• EXERCISE OBJECTIVE: Leave out the pictures, and write out exactly the lines from the beginning of the material to the line holding "const ticks = [0,2,4,6,8,10,12];", that line included, and nothing else.

• RECORDED INFORMATION:
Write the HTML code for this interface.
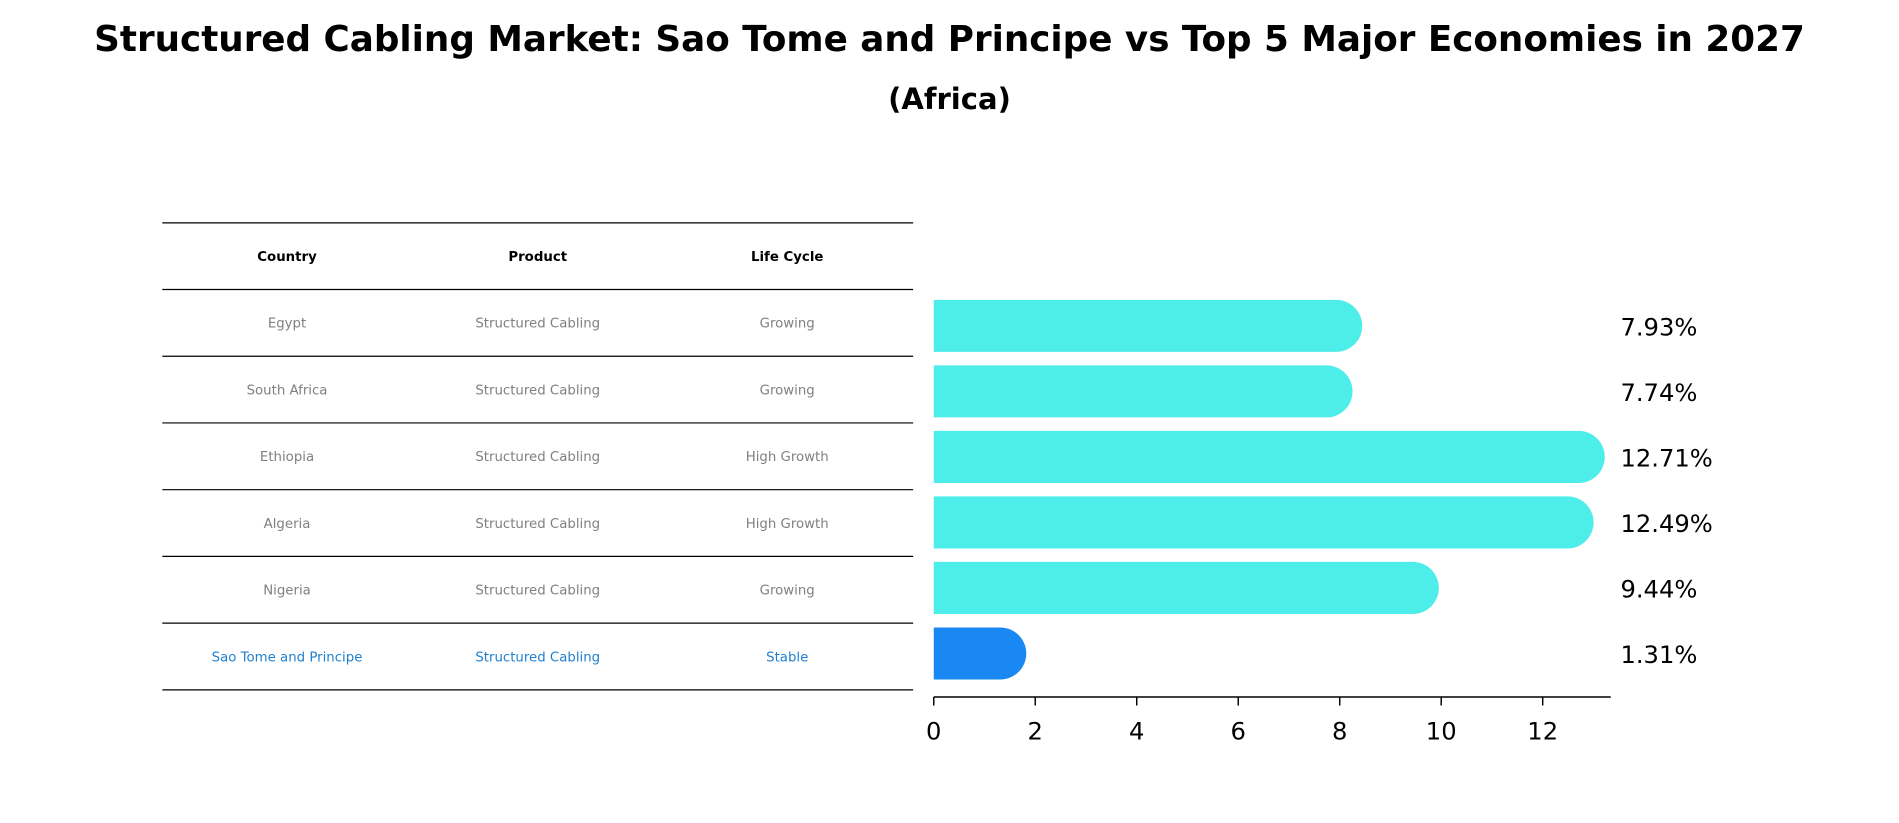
<!DOCTYPE html>
<html><head><meta charset="utf-8"><style>
html,body{margin:0;padding:0;background:#fff;}
svg{display:block;font-family:"DejaVu Sans","Liberation Sans",sans-serif;}
</style></head><body>
<svg id="chart" width="1899" height="823" viewBox="0 0 1568 679.5" xmlns="http://www.w3.org/2000/svg">
<text x="784" y="42" text-anchor="middle" font-size="29.5" font-weight="bold">Structured Cabling Market: Sao Tome and Principe vs Top 5 Major Economies in 2027</text>
<text x="784" y="90" text-anchor="middle" font-size="24" font-weight="bold">(Africa)</text>
<g id="table"></g>
<g id="bars"></g>
</svg>
<script>
const countries = ["Egypt","South Africa","Ethiopia","Algeria","Nigeria","Sao Tome and Principe"];
const products = ["Structured Cabling","Structured Cabling","Structured Cabling","Structured Cabling","Structured Cabling","Structured Cabling"];
const lifeCycles = ["Growing","Growing","High Growth","High Growth","Growing","Stable"];
const values = [7.93,7.74,12.71,12.49,9.44,1.31];
const valueLabels = ["7.93%","7.74%","12.71%","12.49%","9.44%","1.31%"];
const ticks = [0,2,4,6,8,10,12];

const NS="http://www.w3.org/2000/svg";
function mk(tag,attrs,parent,text){const e=document.createElementNS(NS,tag);for(const k in attrs)e.setAttribute(k,attrs[k]);if(text!==undefined)e.textContent=text;parent.appendChild(e);return e;}
const table=document.getElementById('table');
const bars=document.getElementById('bars');
// table
const tx0=134,tx1=754,rowTop=184,headerH=55,rowH=55.1;
const colX=[237,444,650];
const lineYs=[rowTop,rowTop+headerH];
for(let i=1;i<=countries.length;i++)lineYs.push(rowTop+headerH+i*rowH);
lineYs.forEach(y=>{const l=mk('line',{x1:tx0,x2:tx1,y1:y,y2:y,stroke:'#000','stroke-width':1},table);

});
["Country","Product","Life Cycle"].forEach((h,j)=>{const t=mk('text',{x:colX[j],y:rowTop+headerH/2+4,'text-anchor':'middle','font-size':11,'font-weight':'bold'},table,h);

});
countries.forEach((c,i)=>{
 const y=rowTop+headerH+i*rowH+rowH/2+4;
 const col=i===countries.length-1?'#1f7fd0':'#808080';
 [c,products[i],lifeCycles[i]].forEach((v,j)=>{const t=mk('text',{x:colX[j],y:y,'text-anchor':'middle','font-size':11,fill:col},table,v);
 
 });
});
// bars
const x0=771,ppu=41.9,axisY=575.5;
const xs=v=>x0+v*ppu;
const bandTop=242,band=54.1,bh=43;
values.forEach((v,i)=>{
 const cy=bandTop+band*i+band/2;
 const xe=xs(v),r=bh/2;
 const color=i===values.length-1?'#1a88f2':'#4deeea';
 const p=mk('path',{d:`M${x0},${cy-r} L${xe},${cy-r} A${r},${r} 0 0 1 ${xe},${cy+r} L${x0},${cy+r} Z`,fill:color},bars);
 
 
 const t=mk('text',{x:1338,y:cy+8,'font-size':20},bars,valueLabels[i]);
 
 
});
const ax=mk('line',{x1:x0,x2:1330,y1:axisY,y2:axisY,stroke:'#000','stroke-width':1.3},bars);


ticks.forEach(v=>{
 const tl=mk('line',{x1:xs(v),x2:xs(v),y1:axisY,y2:axisY+7,stroke:'#000','stroke-width':1.2},bars);
 
 
 const t=mk('text',{x:xs(v),y:axisY+35,'text-anchor':'middle','font-size':20},bars,String(v));
 
 
});
</script>
</body></html>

• RESULT OF THIS EXERCISE:
Write the HTML code for this interface.
<!DOCTYPE html>
<html><head><meta charset="utf-8"><style>
html,body{margin:0;padding:0;background:#fff;}
svg{display:block;font-family:"DejaVu Sans","Liberation Sans",sans-serif;}
</style></head><body>
<svg id="chart" width="1899" height="823" viewBox="0 0 1568 679.5" xmlns="http://www.w3.org/2000/svg">
<text x="784" y="42" text-anchor="middle" font-size="29.5" font-weight="bold">Structured Cabling Market: Sao Tome and Principe vs Top 5 Major Economies in 2027</text>
<text x="784" y="90" text-anchor="middle" font-size="24" font-weight="bold">(Africa)</text>
<g id="table"></g>
<g id="bars"></g>
</svg>
<script>
const countries = ["Egypt","South Africa","Ethiopia","Algeria","Nigeria","Sao Tome and Principe"];
const products = ["Structured Cabling","Structured Cabling","Structured Cabling","Structured Cabling","Structured Cabling","Structured Cabling"];
const lifeCycles = ["Growing","Growing","High Growth","High Growth","Growing","Stable"];
const values = [7.93,7.74,12.71,12.49,9.44,1.31];
const valueLabels = ["7.93%","7.74%","12.71%","12.49%","9.44%","1.31%"];
const ticks = [0,2,4,6,8,10,12];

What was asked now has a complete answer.